Disclosure of Oil and Gas Information
Unit Cost Calculation. For the purpose of calculating unit costs, natural gas volumes have been converted to a boe using six thousand cubic feet equal to one barrel unless otherwise stated. A boe conversion ratio of 6:1 is based upon an energy equivalency conversion method primarily applicable at the burner tip and does not represent a value equivalency at the wellhead. This conversion conforms with NI 51-101. Boe may be misleading, particularly if used in isolation.
Reserves Disclosure. All reserves information in this press release relating to Assets are internally estimated by the Company’s’ QRE effective March 1, 2021 in accordance with NI 51-101 and the COGEH. The estimates of reserves and future net revenue for the Acquisitions may not reflect the same confidence level as estimates of reserves and future net revenue for all of Tamarack’s properties, due to the effects of aggregation.
All reserve references in this press release are “gross reserves”. Gross reserves are a company’s total working interest reserves before the deduction of any royalties payable by such company and before the consideration of such company’s royalty interests. It should not be assumed that the present worth of estimated future cash flow of net revenue presented herein represents the fair market value of the reserves. There is no assurance that the forecast prices and costs assumptions will be attained and variances could be material. The recovery and reserve estimates of Tamarack’s crude oil, NGL and natural gas reserves, including those of the Assets, provided herein are estimates only and there is no guarantee that the estimated reserves will be recovered. Actual crude oil, natural gas and NGL reserves may be greater than or less than the estimates provided herein.

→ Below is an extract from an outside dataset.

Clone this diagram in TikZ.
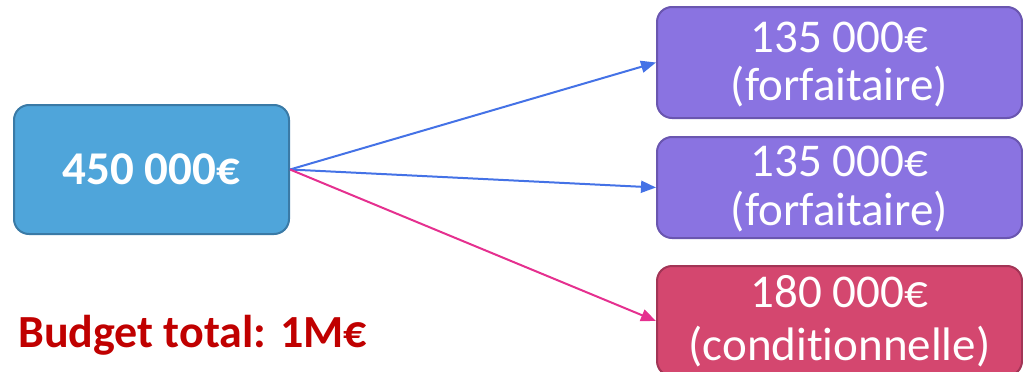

Drilling Locations. This press release discloses drilling locations with respect to the Assets in three categories: (i) proved locations; (ii) probable locations; and (iii) unbooked locations. Proved locations and probable locations are derived from the Company’s internal reserves evaluation as prepared by a member of management who is a qualified reserves evaluator in accordance with NI 51-101 effective March 3, 2021 and account for drilling locations that have associated proved and/or probable reserves, as applicable. Unbooked locations are internal estimates based on the Company’s assumptions as to the number of wells that can be drilled per section based on industry practice and internal review. Unbooked locations do not have attributed reserves or resources. Of the total 174 (166.6 net) drilling locations identified herein, 38 (35.3 net) are proved locations, eight (8.0 net) are probable locations and 128 (123.3 net) are unbooked locations. Of the 108 (105.5 net) locations specifically identified in the Nipisi area, all 108 (105.5 net) locations are unbooked. Unbooked locations have been identified by management as an estimation of Company’s multi-year drilling activities based on evaluation of applicable geologic, seismic, engineering, production and reserves information assuming completion of the Acquisitions. Assuming completion of the Acquisitions, there is no certainty that the Company will drill all unbooked drilling locations and if drilled there is no certainty that such locations will result in additional oil and gas reserves, resources or production. The drilling locations considered for future development will ultimately depend upon the availability of capital, regulatory approvals, seasonal restrictions, oil and natural gas prices, costs, actual drilling results, additional reservoir information that is obtained and other factors. While certain of the unbooked drilling locations have been derisked by the drilling of existing wells by the Vendor in relative close proximity to such unbooked drilling locations, other unbooked drilling locations are farther away from existing wells where management has less information about the characteristics of the reservoir and therefore there is more uncertainty whether wells will be drilled in such locations and if drilled there is more uncertainty that such wells will result in additional oil and gas reserves, resources or production.